Agricultural Involution: The Processes of Ecological Change in Indonesia
- Cover page of 1st edition published in 1963
- Author: Clifford Geertz
- Language: English
- Published: 1963
- Publisher: University of California Press
- Publication place: United States
- ISBN: 978-0-520-00459-7

= Agricultural Involution =

1963 book by Clifford Geertz

Agricultural Involution: The Processes of Ecological Change in Indonesia is one of the most famous of the early works of Clifford Geertz. Its principal thesis is that many centuries of intensifying wet-rice cultivation in Indonesia had produced greater social complexity without significant technological or political change, a process Geertz terms involution.

== Content ==
Written for a particular US-funded project on the local developments and following the modernisation theory of Walt Whitman Rostow, Geertz examines in this book the agricultural system in Indonesia. The two dominant forms of agriculture are swidden and sawah. Swidden is also known as slash and burn and sawah involves irrigated rice paddies. The geographical location of these different types is important. Sawah is the dominant form in both Java and Bali where nearly three-quarters of Indonesia's population live, and swidden is more common in the less central regions.

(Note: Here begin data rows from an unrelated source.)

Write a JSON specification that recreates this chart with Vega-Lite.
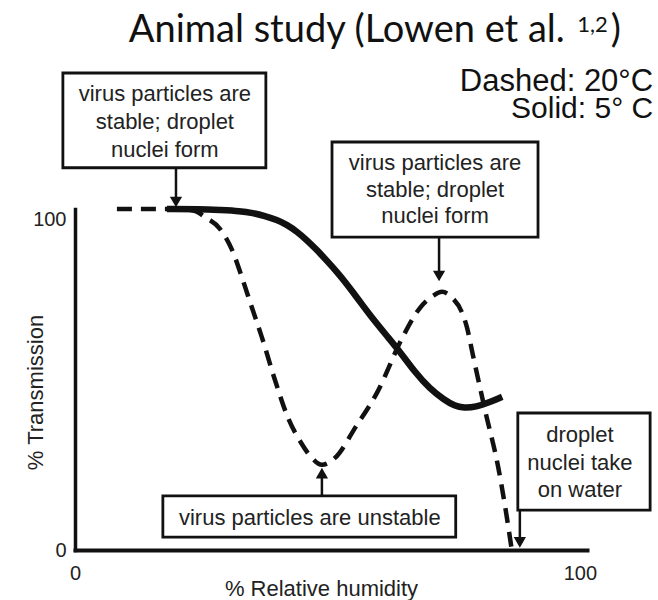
{
  "$schema": "https://vega.github.io/schema/vega-lite/v6.json",
  "autosize": "none",
  "width": 512,
  "height": 341,
  "padding": {"left": 75, "top": 209, "right": 71, "bottom": 50},
  "background": "white",
  "config": {"view": {"stroke": null}},
  "datasets": {
    "curves": [
      {"s": "20C", "x": 8.3, "y": 103.3},
      {"s": "20C", "x": 14.9, "y": 103.3},
      {"s": "20C", "x": 20.8, "y": 103.3},
      {"s": "20C", "x": 23.8, "y": 102.7},
      {"s": "20C", "x": 25.7, "y": 100.9},
      {"s": "20C", "x": 28.7, "y": 97.3},
      {"s": "20C", "x": 31.1, "y": 90.9},
      {"s": "20C", "x": 33.3, "y": 81.5},
      {"s": "20C", "x": 35.0, "y": 73.6},
      {"s": "20C", "x": 37.0, "y": 64.5},
      {"s": "20C", "x": 39.6, "y": 51.5},
      {"s": "20C", "x": 42.2, "y": 40.0},
      {"s": "20C", "x": 44.8, "y": 32.4},
      {"s": "20C", "x": 46.9, "y": 27.9},
      {"s": "20C", "x": 48.9, "y": 25.8},
      {"s": "20C", "x": 51.5, "y": 27.9},
      {"s": "20C", "x": 55.6, "y": 37.3},
      {"s": "20C", "x": 59.8, "y": 47.6},
      {"s": "20C", "x": 64.8, "y": 64.2},
      {"s": "20C", "x": 68.3, "y": 73.3},
      {"s": "20C", "x": 70.9, "y": 77.0},
      {"s": "20C", "x": 72.7, "y": 78.2},
      {"s": "20C", "x": 74.7, "y": 76.4},
      {"s": "20C", "x": 76.6, "y": 72.1},
      {"s": "20C", "x": 77.6, "y": 67.6},
      {"s": "20C", "x": 78.8, "y": 59.1},
      {"s": "20C", "x": 81.2, "y": 42.4},
      {"s": "20C", "x": 83.8, "y": 25.2},
      {"s": "20C", "x": 85.3, "y": 12.1},
      {"s": "20C", "x": 86.5, "y": 0},
      {"s": "5C", "x": 18.2, "y": 103.3},
      {"s": "5C", "x": 24.8, "y": 103.3},
      {"s": "5C", "x": 28.7, "y": 103.0},
      {"s": "5C", "x": 32.7, "y": 102.7},
      {"s": "5C", "x": 35.2, "y": 102.1},
      {"s": "5C", "x": 37.6, "y": 101.2},
      {"s": "5C", "x": 40.0, "y": 100.0},
      {"s": "5C", "x": 42.0, "y": 98.5},
      {"s": "5C", "x": 44.0, "y": 96.4},
      {"s": "5C", "x": 45.9, "y": 93.9},
      {"s": "5C", "x": 47.9, "y": 90.9},
      {"s": "5C", "x": 49.9, "y": 87.6},
      {"s": "5C", "x": 51.9, "y": 84.2},
      {"s": "5C", "x": 53.5, "y": 81.2},
      {"s": "5C", "x": 55.0, "y": 78.2},
      {"s": "5C", "x": 56.8, "y": 74.5},
      {"s": "5C", "x": 58.4, "y": 71.2},
      {"s": "5C", "x": 61.8, "y": 64.8},
      {"s": "5C", "x": 64.4, "y": 60.0},
      {"s": "5C", "x": 67.3, "y": 53.9},
      {"s": "5C", "x": 70.3, "y": 48.8},
      {"s": "5C", "x": 73.1, "y": 45.5},
      {"s": "5C", "x": 75.2, "y": 43.6},
      {"s": "5C", "x": 77.0, "y": 43.0},
      {"s": "5C", "x": 79.4, "y": 43.3},
      {"s": "5C", "x": 82.2, "y": 44.8},
      {"s": "5C", "x": 84.6, "y": 46.4}
    ],
    "boxes": [
      {"id": "b1", "x": -2.4, "x2": 37.8, "y": 144.5, "y2": 115.8},
      {"id": "b2", "x": 50.9, "x2": 91.7, "y": 123.6, "y2": 94.8},
      {"id": "b3", "x": 87.7, "x2": 113.9, "y": 41.5, "y2": 12.1},
      {"id": "b4", "x": 17.4, "x2": 75.4, "y": 16.4, "y2": 3.9}
    ],
    "arrows": [
      {"id": "a1", "x": 20.0, "y": 115.8, "y2": 105.0, "head": 105.4, "shape": "triangle-down"},
      {"id": "a2", "x": 72.1, "y": 94.8, "y2": 82.5, "head": 83.0, "shape": "triangle-down"},
      {"id": "a3", "x": 88.1, "y": 12.1, "y2": 2.0, "head": 2.3, "shape": "triangle-down"},
      {"id": "a4", "x": 48.9, "y": 16.4, "y2": 23.5, "head": 23.3, "shape": "triangle-up"}
    ],
    "notes": [
      {"x": 17.8, "y": 136.1, "t": "virus particles are"},
      {"x": 17.8, "y": 127.6, "t": "stable; droplet"},
      {"x": 17.8, "y": 119.1, "t": "nuclei form"},
      {"x": 71.3, "y": 115.2, "t": "virus particles are"},
      {"x": 71.3, "y": 107.0, "t": "stable; droplet"},
      {"x": 71.3, "y": 99.0, "t": "nuclei form"},
      {"x": 100.0, "y": 32.7, "t": "droplet"},
      {"x": 100.0, "y": 24.2, "t": "nuclei take"},
      {"x": 100.0, "y": 16.1, "t": "on water"},
      {"x": 46.5, "y": 7.6, "t": "virus particles are unstable"}
    ],
    "key": [
      {"x": 114.5, "y": 138.9, "t": "Dashed: 20°C", "size": 31},
      {"x": 114.5, "y": 130.8, "t": "Solid:  5° C", "size": 30}
    ],
    "heading": [
      {"x": 97.0, "y": 153.9, "t": "Animal study (Lowen et al.", "size": 38},
      {"x": 105.5, "y": 157.0, "t": "1,2", "size": 22},
      {"x": 108.1, "y": 153.9, "t": ")", "size": 38}
    ]
  },
  "encoding": {
    "x": {
      "field": "x",
      "type": "quantitative",
      "scale": {"domain": [0, 101.4], "nice": false, "zero": false},
      "axis": {
        "values": [0, 100],
        "title": "% Relative humidity",
        "titleFont": "Liberation Sans",
        "titleFontSize": 22,
        "titleFontWeight": "normal",
        "titleColor": "#222",
        "titleX": 246,
        "titleY": 45,
        "titleAlign": "center",
        "titleBaseline": "alphabetic",
        "labelFont": "Liberation Sans",
        "labelFontSize": 20,
        "labelColor": "#222",
        "labelPadding": 13,
        "labelFlush": false,
        "ticks": false,
        "grid": false,
        "domainColor": "#111",
        "domainWidth": 4,
        "domainCap": "square"
      }
    },
    "y": {
      "field": "y",
      "type": "quantitative",
      "scale": {"domain": [0, 103.3], "nice": false, "zero": false},
      "axis": {
        "values": [0, 100],
        "title": "% Transmission",
        "titleFont": "Liberation Sans",
        "titleFontSize": 22,
        "titleFontWeight": "normal",
        "titleColor": "#222",
        "titleX": -33,
        "titleY": 183,
        "titleAlign": "center",
        "titleBaseline": "alphabetic",
        "labelFont": "Liberation Sans",
        "labelFontSize": 20,
        "labelColor": "#222",
        "labelPadding": 9,
        "labelFlush": false,
        "ticks": false,
        "grid": false,
        "domainColor": "#111",
        "domainWidth": 3.5,
        "domainCap": "square"
      }
    }
  },
  "layer": [
    {
      "data": {"name": "curves"},
      "transform": [{"filter": "datum.s === '20C'"}],
      "mark": {"type": "line", "interpolate": "monotone", "color": "#111", "strokeWidth": 4.5, "strokeDash": [15, 9], "strokeCap": "butt"}
    },
    {
      "data": {"name": "curves"},
      "transform": [{"filter": "datum.s === '5C'"}],
      "mark": {"type": "line", "interpolate": "basis", "color": "#111", "strokeWidth": 6.5, "strokeCap": "butt"}
    },
    {
      "data": {"name": "arrows"},
      "mark": {"type": "rule", "color": "#111", "strokeWidth": 2.5},
      "encoding": {"y2": {"field": "y2"}}
    },
    {
      "data": {"name": "arrows"},
      "mark": {"type": "point", "filled": true, "color": "#111", "size": 150, "opacity": 1},
      "encoding": {
        "y": {"field": "head", "type": "quantitative"},
        "shape": {"field": "shape", "type": "nominal", "scale": null}
      }
    },
    {
      "data": {"name": "boxes"},
      "mark": {"type": "rect", "fill": "white", "stroke": "#111", "strokeWidth": 2.8},
      "encoding": {"x2": {"field": "x2"}, "y2": {"field": "y2"}}
    },
    {
      "data": {"name": "notes"},
      "mark": {"type": "text", "font": "Liberation Sans", "fontSize": 22, "color": "#222", "align": "center", "baseline": "alphabetic"},
      "encoding": {"text": {"field": "t"}}
    },
    {
      "data": {"name": "key"},
      "mark": {"type": "text", "font": "Liberation Sans", "color": "#111", "align": "right", "baseline": "alphabetic"},
      "encoding": {
        "text": {"field": "t"},
        "size": {"field": "size", "type": "quantitative", "scale": null}
      }
    },
    {
      "data": {"name": "heading"},
      "mark": {"type": "text", "font": "Lato", "color": "#111", "align": "right", "baseline": "alphabetic"},
      "encoding": {
        "text": {"field": "t"},
        "size": {"field": "size", "type": "quantitative", "scale": null}
      }
    }
  ]
}
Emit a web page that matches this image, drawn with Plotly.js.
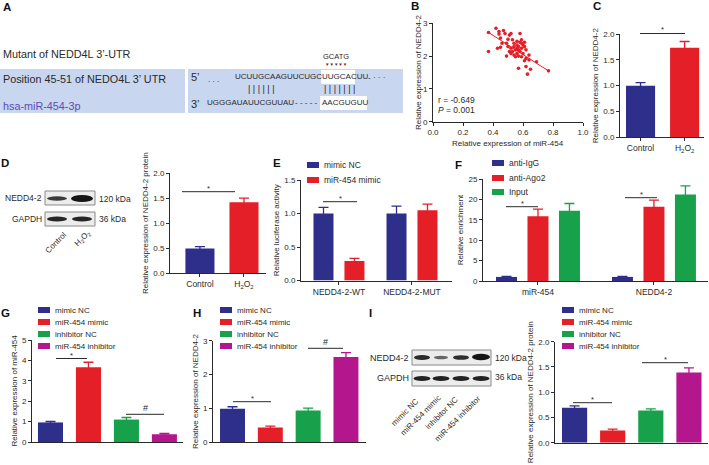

Having looked at the agricultural system, the book turns to an examination of the system's historical development. Of particular note is Geertz's discussion of what he famously describes as the process of "agricultural involution". This is his description of the process in Java where both the external economic demands of the Dutch rulers and the internal pressures due to population growth led to intensification rather than change. What this amounted to was increasing the labour intensity in the paddies, increasing output per area but not per head. In his book, Geertz credits the term to Alexander Goldenweiser:
I borrowed the concept of involution from the American anthropologist Alexander Goldenweiser. He had used it to describe cultural forms - Gothic architecture, Maori carvings - that, having reached a definitive form, continued to develop by becoming internally more complicated. Here, I attempted to explain how such increasing internal complexity had taken place in the sedentary wet rice agriculture as opposed to the dry rice shifting cultivation regimes in the rest of Indonesia.

The book has three sections:
- I Starting Points, Theoretical And Factual with two Chapters 1. The Ecological Approach In Anthropology Chapter 2. Two Types Of Ecosystems
- II The Crystallization Of The Pattern Chapter 3. The Classical Period; Chapter 4. The Colonial Period: Foundations; Chapter 5 The Colonial Period: Florescence
- III The Outcome: Chapter 6. Comparisons And Prospects

== Critics ==
This was politically the most controversial text of Geertz as the Modjokuto Project (1953-1959) was a CIA-funded program for CENIS at MIT. However, in an interview with David Price he asserted that he was not involved with the political side of the project. Late in his career, Geertz reflected that the book had become an "orphan," widely read and criticized without reference to his larger body of work.

== In popular culture ==
The term involution was introduced to social sciences research about China in the 1985 book The peasant economy and social change in North China by Philip C. C. Huang at UCLA, in which he uses it to explain why family farming, rather than industrial agriculture, dominates the agriculture in North China. The term is again used in Prasenjit Duara's 1988 book Culture, Power, and the State: Rural North China, 1900-1942, where Duara describes an involution of the state in the forms of its rural government. Since then, the term involution has drawn great attention in China.

==Chinese usage of involution (neijuan)==
The term involution neijuan, has drawn significant attention in Chinese sociological research, making it one of the most popular terms for describing youth culture there. Since Covid-19, the term has been gradually extended to be used to describe a variety of aspects of the highly competitive Chinese society. In 2020, it became one of the most popular buzzwords on Weibo, where it is used to describe the feeling of exhaustion in an overly competitive society.